I clicked on this because there was a post on HN just the other day about _judg.me_ [1] and I assumed this was a follow-up. Interesting that this is entirely unrelated, but so close in the URL.

[1]: http://news.ycombinator.com/item?id=4012478


I'm not sure about the logo. It's a set of tipped scales. On one hand I suppose you're showing how you'll weigh it up and measure the cases, but it can also imply your unbalanced and unfair from the start.


My biggest problem with this is that "fairness" isn't objective and impartial, which is in contrast to the intent of U.S. law. Fairness is a function of one's life experiences, which may differ between arbitrators and subsequently shift the balance of equity between claimants. This issue compounds when multicultural parties are adversaries in arbitration. Plus, arbitration provisions are themselves subject to the selected forum's laws of contract construction.

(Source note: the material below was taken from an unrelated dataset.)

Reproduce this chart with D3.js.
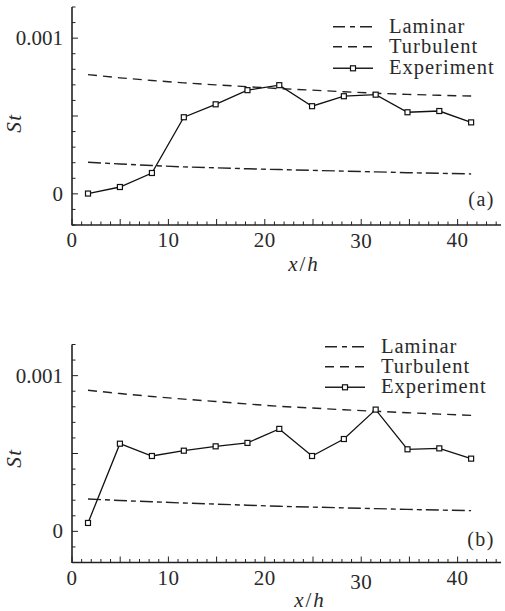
<!DOCTYPE html>
<html>
<head>
<meta charset="utf-8">
<script src="https://cdn.jsdelivr.net/npm/d3@7"></script>
</head>
<body style="margin:0">
<div id="chart"></div>
<script>
// x/h stations of the measurements
var xh = [1.66, 4.97, 8.29, 11.6, 14.9, 18.2, 21.5, 24.9, 28.2, 31.5, 34.8, 38.1, 41.4];

// panel (a)
var laminarA = [0.000203, 0.000192, 0.000182, 0.000173, 0.000167, 0.000161, 0.000156, 0.000151, 0.000146, 0.000141, 0.000136, 0.000132, 0.000128];
var turbulentA = [0.000766, 0.000745, 0.000728, 0.000713, 0.000700, 0.000688, 0.000676, 0.000666, 0.000656, 0.000646, 0.000639, 0.000633, 0.000628];
var experimentA = [0.000002, 0.000044, 0.000134, 0.000492, 0.000575, 0.000666, 0.000698, 0.000563, 0.000627, 0.000637, 0.000524, 0.000532, 0.000459];

// panel (b)
var laminarB = [0.000208, 0.000198, 0.000190, 0.000182, 0.000175, 0.000168, 0.000161, 0.000156, 0.000151, 0.000146, 0.000141, 0.000137, 0.000133];
var turbulentB = [0.000906, 0.000885, 0.000866, 0.000849, 0.000834, 0.000818, 0.000803, 0.000792, 0.000781, 0.000771, 0.000762, 0.000753, 0.000745];
var experimentB = [0.000054, 0.000563, 0.000484, 0.000518, 0.000546, 0.000568, 0.000658, 0.000484, 0.000593, 0.000782, 0.000527, 0.000533, 0.000467];

var xTickLabels = [0, 10, 20, 30, 40];
var yTickLabels = [0, 0.001];
var legendLabels = ["Laminar", "Turbulent", "Experiment"];
var panelTags = ["(a)", "(b)"];

var svg = d3.select("#chart").append("svg")
    .attr("width", 505)
    .attr("height", 611)
    .attr("font-family", "Liberation Serif")
    .style("font-family", "\"Liberation Serif\"");

function Panel(_svg, _layout, _series, _tag) {
    this.svg = _svg;
    this.layout = _layout;
    this.series = _series;
    this.tag = _tag;
    this.initVis();
}

// text helper; letter spacing makes Times come closer to the wider TeX glyphs
Panel.prototype.label = function(x, y, size, spacing) {
    return this.svg.append("text")
        .attr("x", x).attr("y", y)
        .style("font-family", "\"Liberation Serif\"")
        .style("letter-spacing", (spacing || 0) + "px")
        .attr("font-size", size)
        .attr("fill", "#2a2a2a");
};

Panel.prototype.initVis = function() {
    var vis = this;
    var L = vis.layout;

    vis.g = vis.svg.append("g");

    vis.x = d3.scaleLinear().domain([0, 44.5]).range([72, 501]);
    vis.y = d3.scaleLinear().domain([-0.0002, 0.0012]).range([L.top + 218, L.top]);

    var y0 = vis.y.range()[0];

    // minor ticks every 1 on x, every 0.0001 on y; longer ones every 5 / 0.0005
    var xt = d3.range(0, 45, 1);
    vis.g.selectAll(".xtick").data(xt).enter().append("line")
        .attr("x1", function(d) { return vis.x(d); })
        .attr("x2", function(d) { return vis.x(d); })
        .attr("y1", y0)
        .attr("y2", function(d) { return y0 - (d % 5 == 0 ? 6 : 3.5); })
        .attr("stroke", "#222").attr("stroke-width", 1);

    var yt = d3.range(-2, 13, 1);
    vis.g.selectAll(".ytick").data(yt).enter().append("line")
        .attr("x1", 72)
        .attr("x2", function(d) { return 72 + (d % 5 == 0 ? 6 : 3.5); })
        .attr("y1", function(d) { return vis.y(d * 0.0001); })
        .attr("y2", function(d) { return vis.y(d * 0.0001); })
        .attr("stroke", "#222").attr("stroke-width", 1);

    // axis lines
    vis.g.append("line")
        .attr("x1", 72).attr("x2", 72)
        .attr("y1", vis.y.range()[1]).attr("y2", y0 + 0.5)
        .attr("stroke", "#222").attr("stroke-width", 1.6);
    vis.g.append("line")
        .attr("x1", 72).attr("x2", vis.x.range()[1])
        .attr("y1", y0).attr("y2", y0)
        .attr("stroke", "#222").attr("stroke-width", 1.6);

    // tick labels
    xTickLabels.forEach(function(d) {
        vis.label(vis.x(d), y0 + 22 + (d == 30 ? L.dy30 : 0), 21, 0.5)
            .attr("text-anchor", "middle")
            .text(d);
    });

    yTickLabels.forEach(function(d) {
        vis.label(63, vis.y(d) + 7, 21)
            .attr("text-anchor", "end")
            .text(d);
    });

    // axis titles
    var xl = vis.label(L.xlabX, L.xlabY, 21, 2).attr("text-anchor", "middle");
    xl.append("tspan").style("font-style", "italic").text("x");
    xl.append("tspan").text("/");
    xl.append("tspan").style("font-style", "italic").text("h");

    vis.label(0, 0, 21, 1.5)
        .attr("transform", "translate(21," + L.ylabY + ") rotate(-90)")
        .attr("text-anchor", "middle")
        .style("font-style", "italic")
        .text("St");

    vis.label(495, L.tagY, 20, 1.5)
        .attr("text-anchor", "end")
        .text(vis.tag);

    vis.drawLines();
    vis.drawLegend();
};

Panel.prototype.drawLines = function() {
    var vis = this;

    var line = d3.line()
        .x(function(d, i) { return vis.x(xh[i]); })
        .y(function(d) { return vis.y(d); });

    vis.g.append("path")
        .attr("d", line(vis.series.laminar))
        .attr("fill", "none").attr("stroke", "#222")
        .attr("stroke-width", 1.4)
        .attr("stroke-dasharray", "13,4,5,4");

    vis.g.append("path")
        .attr("d", line(vis.series.turbulent))
        .attr("fill", "none").attr("stroke", "#222")
        .attr("stroke-width", 1.4)
        .attr("stroke-dasharray", "9,6");

    vis.g.append("path")
        .attr("d", line(vis.series.experiment))
        .attr("fill", "none").attr("stroke", "#111")
        .attr("stroke-width", 1.3);

    vis.g.selectAll(".pt").data(vis.series.experiment).enter().append("rect")
        .attr("x", function(d, i) { return vis.x(xh[i]) - 2.5; })
        .attr("y", function(d) { return vis.y(d) - 2.5; })
        .attr("width", 5).attr("height", 5)
        .attr("fill", "#fff").attr("stroke", "#111").attr("stroke-width", 1.2);
};

Panel.prototype.drawLegend = function() {
    var vis = this;
    var L = vis.layout;
    var dashes = ["12,5,5,5", "9,6", null];

    for (var i = 0; i < 3; i++) {
        var ly = L.legY[i];
        var ln = vis.g.append("line")
            .attr("x1", L.legX).attr("x2", L.legX + 40)
            .attr("y1", ly).attr("y2", ly)
            .attr("stroke", "#222").attr("stroke-width", 1.4);
        if (dashes[i]) ln.attr("stroke-dasharray", dashes[i]);
        if (i == 2) {
            vis.g.append("rect")
                .attr("x", L.legX + 20 - 2.5).attr("y", ly - 2.5)
                .attr("width", 5).attr("height", 5)
                .attr("fill", "#fff").attr("stroke", "#111").attr("stroke-width", 1.2);
        }
        vis.label(L.legX + 56, ly + 6, 20.5, 1).text(legendLabels[i]);
    }
};

var panelA = new Panel(svg, {
    top: 7, dy30: 1, xlabX: 304, xlabY: 271, ylabY: 123, tagY: 206,
    legX: 333, legY: [26.7, 46.7, 68.3]
}, {laminar: laminarA, turbulent: turbulentA, experiment: experimentA}, panelTags[0]);

var panelB = new Panel(svg, {
    top: 344.5, dy30: 4, xlabX: 310, xlabY: 607, ylabY: 458, tagY: 546,
    legX: 325, legY: [346.7, 366.7, 387.3]
}, {laminar: laminarB, turbulent: turbulentB, experiment: experimentB}, panelTags[1]);
</script>
</body>
</html>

This means that a court could throw out the entire contract. Oh right, and then there's the issue of judgment enforcement: once your arbitration is decided, you'd still need a court to enforce the judgment.


Courts generally enforce arbitration clauses even when they're consumer-facing and one-size-fits-all. You'd still have to go to court to enforce the claim if one party didn't pay it, but you probably wouldn't have to re-argue the case; the courts apparently just verify that any procedural agreements were upheld and then accept the arbitration decision.

From reading up on pitfalls of arbitration clauses, it seems the opposite problem is stickier: arbitration is by design not subject to legal appeal, and attempts to carve out rights of legal appeal in arbitration clauses have failed in court.


I'm referring to some problem that renders specific provisions of a contract unenforceable. In some jurisdictions, absent a severability clause, the entire contract could be thrown out, meaning that judge.me would no longer have consent of the parties to arbitrate the dispute.

But I agree: arbitration vs. litigation is typically an "either or" scenario; you don't get the best of both worlds.


Do you perform arbitration "in accordance with the commercial arbitration rules of the American Arbitration Association"?


No, we offer ex aequo et bono arbitration based on the Lex Mercatoria, the merchant law that developer in the middle ages. Basically contract law as known in common law systems.


Interesting idea. Good luck to you and the business.

But why are so many [things] in the [How it works] page [wrapped] with [brackets]?


Because I still need to write the [content pages] for that.


Who says the free market can't provide law and order!